If you had 250 miles of wire (only about 400 pounds), could you unroll it all the way down to the surface of earth and drag it across the world? I guess at some point it would melt from friction with air. But what if the source was geostationary??
No. Any type of metal wire would break under its own weight.
What you're describing is essentially a space elevator. Interestingly, such a system wouldn't actually end at geostationary orbit - its center of mass needs to be in geostationary orbit, so the top end would need to be significantly higher up. It might be possible to construct such a structure using exotic materials such as carbon nanotubes, but even that would have to be tapered to achieve the needed tensile strength.
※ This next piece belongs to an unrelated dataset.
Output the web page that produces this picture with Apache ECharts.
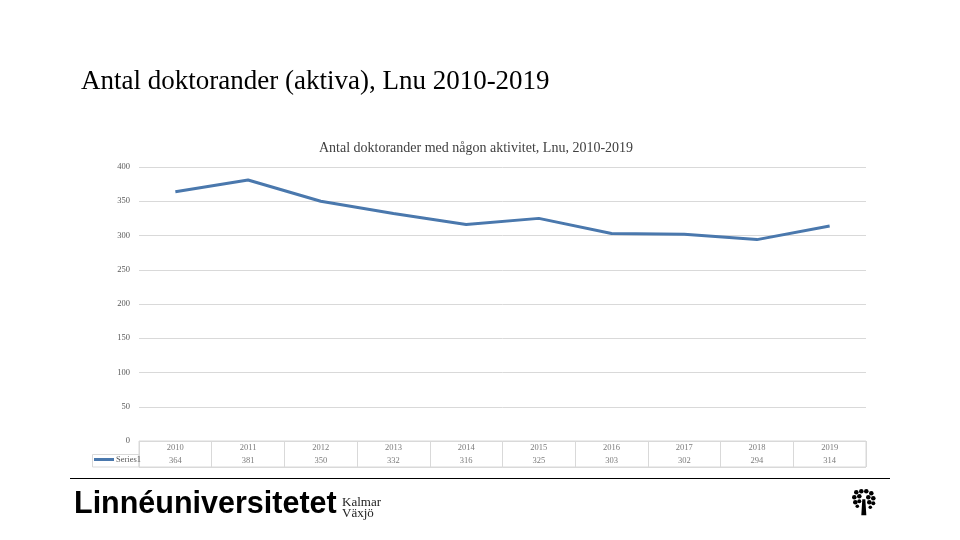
<!DOCTYPE html>
<html><head><meta charset="utf-8">
<script src="https://cdn.jsdelivr.net/npm/echarts@6/dist/echarts.min.js"></script>
<style>html,body{margin:0;padding:0;background:#fff}#c{width:960px;height:540px}</style>
</head><body><div id="c"></div>
<script>
const years = ['2010','2011','2012','2013','2014','2015','2016','2017','2018','2019'];
const values = [364, 381, 350, 332, 316, 325, 303, 302, 294, 314];
const yTicks = [0, 50, 100, 150, 200, 250, 300, 350, 400];
const seriesName = 'Series1';

const serif = '"Liberation Serif", "DejaVu Serif", serif';
const lineColor = '#4a78ad';
const gridColor = '#d9d9d9';
const txt = '#595959';

const chart = echarts.init(document.getElementById('c'));
chart.setOption({
  animation: false,
  backgroundColor: '#fff',
  title: [
    {text: 'Antal doktorander (aktiva), Lnu 2010-2019', left: 81, top: 68, padding: 0,
     textStyle: {fontFamily: serif, fontWeight: 'normal', fontSize: 27, color: '#000'}},
    {text: 'Antal doktorander med någon aktivitet, Lnu, 2010-2019', left: 476, top: 141, textAlign: 'center', padding: 0,
     textStyle: {fontFamily: serif, fontWeight: 'normal', fontSize: 14, color: '#404040'}}
  ],
  legend: {
    data: [seriesName], left: 94, top: 455, itemWidth: 20, itemHeight: 3, itemGap: 2,
    icon: 'rect', padding: 0,
    textStyle: {fontFamily: serif, fontSize: 8.5, color: txt, padding: [0,0,0,-3]}
  },
  grid: [
    {left: 139, right: 94, top: 167, bottom: 99},
    {left: 139, right: 94, top: 441, bottom: 73, show: true, borderColor: gridColor, borderWidth: 1}
  ],
  xAxis: [
    {type: 'category', data: years, gridIndex: 0, boundaryGap: true,
     axisLine: {show: false}, axisTick: {show: false}, axisLabel: {show: false}},
    {type: 'category', data: years, gridIndex: 1, boundaryGap: true,
     axisLine: {show: false}, axisTick: {show: false}, axisLabel: {show: false},
     splitLine: {show: true, lineStyle: {color: gridColor, width: 1}}}
  ],
  yAxis: [
    {type: 'value', gridIndex: 0, min: yTicks[0], max: yTicks[yTicks.length-1], interval: 50,
     axisLine: {show: false}, axisTick: {show: false},
     axisLabel: {fontFamily: serif, fontSize: 8.5, color: txt, margin: 9},
     splitLine: {lineStyle: {color: gridColor, width: 1}}},
    {type: 'category', gridIndex: 1, data: ['vals','years'],
     axisLine: {show: false}, axisTick: {show: false}, axisLabel: {show: false},
     splitLine: {show: true, lineStyle: {color: gridColor, width: 1}}}
  ],
  series: [
    {name: seriesName, type: 'line', data: values, xAxisIndex: 0, yAxisIndex: 0,
     symbol: 'none', lineStyle: {color: lineColor, width: 3}, itemStyle: {color: lineColor}},
    {type: 'scatter', xAxisIndex: 1, yAxisIndex: 1, symbolSize: 0, silent: true,
     data: years.map(y => [y, 'years', y]),
     label: {show: true, position: 'inside', formatter: p => p.value[2],
             fontFamily: serif, fontSize: 8.5, color: txt}},
    {type: 'scatter', xAxisIndex: 1, yAxisIndex: 1, symbolSize: 0, silent: true,
     data: years.map((y, i) => [y, 'vals', values[i]]),
     label: {show: true, position: 'inside', formatter: p => String(p.value[2]),
             fontFamily: serif, fontSize: 8.5, color: txt}}
  ],
  graphic: [
    {type: 'rect', shape: {x: 92.5, y: 454.5, width: 46.5, height: 12.5}, style: {fill: 'none', stroke: gridColor, lineWidth: 1}},
    {type: 'line', shape: {x1: 70, y1: 478.5, x2: 890, y2: 478.5}, style: {stroke: '#000', lineWidth: 1}},
    {type: 'text', left: 74, top: 489, style: {text: 'Linnéuniversitetet', font: 'bold 30.5px "Liberation Sans", Arial, sans-serif', fill: '#000'}},
    {type: 'text', left: 342, top: 496, style: {text: 'Kalmar', font: '13px ' + serif, fill: '#222'}},
    {type: 'text', left: 342, top: 507, style: {text: 'Växjö', font: '13px ' + serif, fill: '#222'}},
    {type: 'group', left: 852, top: 489, children: [
      {type: 'polygon', shape: {points: [[11,10],[14,10],[15,26],[10,26]]}, style: {fill: '#000'}},
      {type: 'circle', shape: {cx: 5, cy: 3, r: 2.3}, style: {fill: '#000'}},
      {type: 'circle', shape: {cx: 10, cy: 2, r: 2.3}, style: {fill: '#000'}},
      {type: 'circle', shape: {cx: 15, cy: 2, r: 2.3}, style: {fill: '#000'}},
      {type: 'circle', shape: {cx: 20, cy: 4, r: 2.3}, style: {fill: '#000'}},
      {type: 'circle', shape: {cx: 3, cy: 8, r: 2.3}, style: {fill: '#000'}},
      {type: 'circle', shape: {cx: 8, cy: 7, r: 2.3}, style: {fill: '#000'}},
      {type: 'circle', shape: {cx: 17, cy: 8, r: 2.3}, style: {fill: '#000'}},
      {type: 'circle', shape: {cx: 22, cy: 9, r: 2.3}, style: {fill: '#000'}},
      {type: 'circle', shape: {cx: 4, cy: 13, r: 2.3}, style: {fill: '#000'}},
      {type: 'circle', shape: {cx: 8, cy: 12, r: 2}, style: {fill: '#000'}},
      {type: 'circle', shape: {cx: 18, cy: 13, r: 2.3}, style: {fill: '#000'}},
      {type: 'circle', shape: {cx: 22, cy: 14, r: 2}, style: {fill: '#000'}},
      {type: 'circle', shape: {cx: 6, cy: 17, r: 1.8}, style: {fill: '#000'}},
      {type: 'circle', shape: {cx: 19, cy: 18, r: 1.8}, style: {fill: '#000'}}
    ]}
  ]
});
</script></body></html>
Ordinary materials like steel are out of the question.
If you want true insanity there's a way it could be done.
As you say, the span is too great for anything to be strong enough to hold itself up without the taper becoming completely impossible. You have to break it up into much smaller chunks--impossible, you say? No. Build a ring around the Earth at the equator inside an evacuated tunnel. Spin the ring at a speed sufficient to generate an outward force (maglev setup to transfer the force) sufficient to put supports in tension. Do the same thing again a bit farther out. Again and again. I haven't done the math on it but as the strength requirement goes to zero as the towers/rings go to infinity it's simply a matter of building enough of them. Yes, orbiting rings are unstable, but this is tethered.
And you can also build the Ringworld that way--no super materials, just an extremely massive stationary track underneath to provide the support. But, not being tethered it has the same instability problem. You can't make the walls but you can slope it without undue forces.